Pinedale, WY – Big cities across the country aren't the only places wondering how they'll meet the new ozone health safety rules issued this week by the U.S. Environmental Protection Agency. Small-town Wyoming is wondering the same. Ozone air advisories have been issued several times this winter-–including one this week-–for the Upper Green River Basin, and they're based on the current less-stringent standard.

The EPA's new rules will lower significantly the "safe levels" of ozone allowed. The state Department of Environmental Quality has documented that the pollution in the basin comes from natural gas drilling.

Air quality expert Bruce Pendery with the Wyoming Outdoor Council says something will have to change when thousands of new wells are added in Sublette County.

"If you have all the drilling and production going on with 4,400 additional wells, it's virtually impossible to see how we're going to do better."

The EPA issued tougher rules because high levels of ozone can cause respiratory problems, increasing the risks of asthma and even death. The new standards go into effect in the year 2010.

Some companies say ozone-measuring stations aren't reflecting true values or risks because some of the highest levels measured aren't close to places where people work and live.
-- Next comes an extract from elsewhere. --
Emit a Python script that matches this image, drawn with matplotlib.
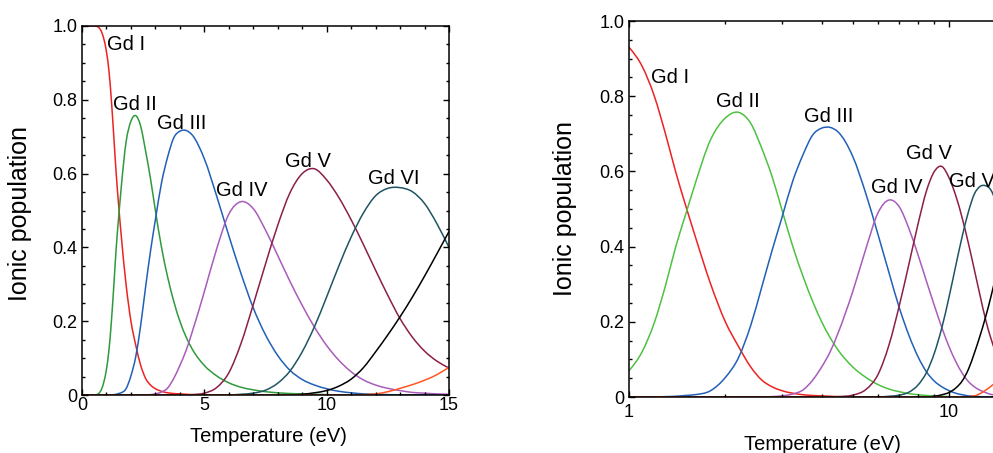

Pendery hopes the new rules aren't ignored. As a case in point, he says the federal Bureau of Land Management calculated that the plan to add thousands of new wells on the Pinedale Anticline would violate current ozone standards and the plan still was okayed.

"I think it's increasingly at odds with where the people of Wyoming are headed to demand that we go along with this. Let's get a handle on this. Let's deal with this."